Important Remark: There is a shorter (and more elegant) way to prove your result. It is using the following result:

Given $\nu$ be a complex measure, $\mu$ be any positive measure (not necessarily $\sigma$-finite) and $f$ a measurable function such that $$\nu = \int f d\mu$$ (which means $\forall E \in \mathcal{M}: \nu(E) = \int_E f d \mu $). Then there is a $\sigma$-finite positive measure $\mu_f$ such that $$\nu = \int f d\mu = \int f d\mu_f $$ and $$|\nu| = \int |f| d\mu_f = \int |f| d\mu$$

Proof: Since $\nu$ is a complex measure, its a finite measure. Since $\forall E \in \mathcal{M}: \nu(E) = \int_E f d \mu $, it follows that $f \in L^1(\mu)$. So we have that $[f\neq 0]= \{x \in X : f(x) \neq 0\}$ is $\sigma$-finite. Let us define $\mu_f$ by, $\forall E \in \mathcal{M}$, $$ \mu_f(E) = \mu([f\neq 0]\cap E)$$ It is immediate that $\mu_f$ is a $\sigma$-finite positive measure and $$\nu = \int f d\mu = \int f \chi_{[f\neq 0]} d\mu =\int f d\mu_f $$ and $$|\nu| = \int |f| d\mu_f = \int |f| \chi_{[f\neq 0]} d\mu= \int |f| d\mu$$.

Answer 2

I would say the following things (but I'm not used with non $\sigma$-finite measures, so there might be some mistakes...)

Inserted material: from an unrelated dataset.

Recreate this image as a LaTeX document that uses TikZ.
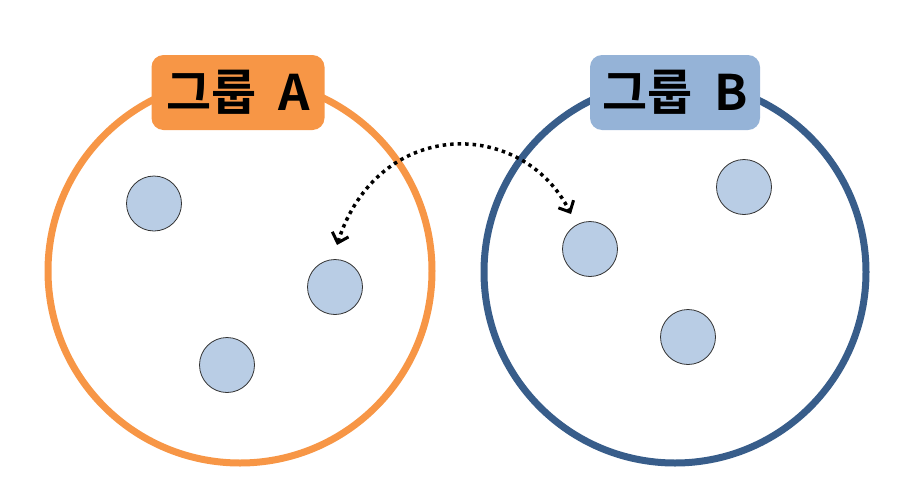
\documentclass[tikz,border=0pt]{standalone}
\usepackage{fontspec}
\newfontfamily\kr{Noto Sans CJK KR}[BoldFont={* Bold}]
\usetikzlibrary{arrows.meta}
\definecolor{orangeA}{HTML}{F79646}
\definecolor{blueB}{HTML}{95B3D7}
\definecolor{darkB}{HTML}{385D8A}
\definecolor{dotfill}{HTML}{B9CDE5}
\tikzset{
  group/.style={draw, line width=7pt, circle, minimum size=384pt, inner sep=0pt},
  member/.style={draw=black!80, fill=dotfill, circle, minimum size=55pt, inner sep=0pt, line width=0.8pt},
  label/.style={rounded corners=12pt, minimum width=173pt, minimum height=75pt, inner sep=0pt, font=\kr\bfseries\fontsize{49}{52}\selectfont},
  link/.style={line width=3.5pt, dash pattern=on 3.5pt off 4pt, {Straight Barb[length=9pt,width=17pt,line width=3pt]}-{Straight Barb[length=9pt,width=17pt,line width=3pt]}}
}
\begin{document}
\begin{tikzpicture}[x=1pt,y=-1pt]
\useasboundingbox (0,0) rectangle (924,501);
\node[group, draw=orangeA] (ga) at (240,271) {};
\node[group, draw=darkB, minimum size=382pt] (gb) at (675,272) {};
\node[label, fill=orangeA] (la) at (238,92.5) {그룹\hspace{0.45em}A};
\node[label, fill=blueB, minimum width=170pt] (lb) at (675,92.5) {그룹\hspace{0.45em}B};
\node[member] (a1) at (154,203.5) {};
\node[member] (a2) at (335,287) {};
\node[member] (a3) at (227,365) {};
\node[member] (b1) at (590,249) {};
\node[member] (b2) at (744,187) {};
\node[member] (b3) at (688,337) {};
\coordinate (p) at (337,245);
\coordinate (q) at (571,214);
\draw[link] (p) .. controls (378,117) and (522,117) .. (q);
\end{tikzpicture}
\end{document}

For simplify let's assume that we only want to go from positive measures to real measures.

I don't know how he defines $|\nu|$, but I guess he shows that a $\sigma$-finite real measure $\nu$ can be decomposed as $\nu_+-\nu_-$ for some positive mutually singular measures $\nu_+,\nu_-$. Assume that such a decomposition holds without the $\sigma$-finite assumption (which I guess you can prove. Otherwise, your $|\nu|$ is not even well-defined, right?).

Then, there is a set $A$ such that for any $E$, $\nu_+(E)=\nu(E\cap A)$ and $\nu_-(E)=-\nu(E\setminus A)$.

Then, if $\nu=f\mu$, $\nu_+(E)=\nu(E\cap A)=\int_{E\cap A} f d \mu$ and $\nu_-(E)=-\nu(E\setminus A)=\int_{E\setminus A} - f d \mu$.

If you know that $f\geq0 $ on $A$ (in the almost everywhere sense) and $f\leq 0$ on its complementary, you are done.

$f$ being positive $\mu$-almost everywhere is equivalent to $\int_E f d \mu\geq 0$ for any $E$ . If $E$ is a subset of $A$, then $\int_E f d \mu=\nu(E)=\nu_+(E)\geq 0$, so $f$ is indeed positive almost everywhere on $A$. ''$f$ is negative almost everywhere on the complemetary of $A$'' is similar.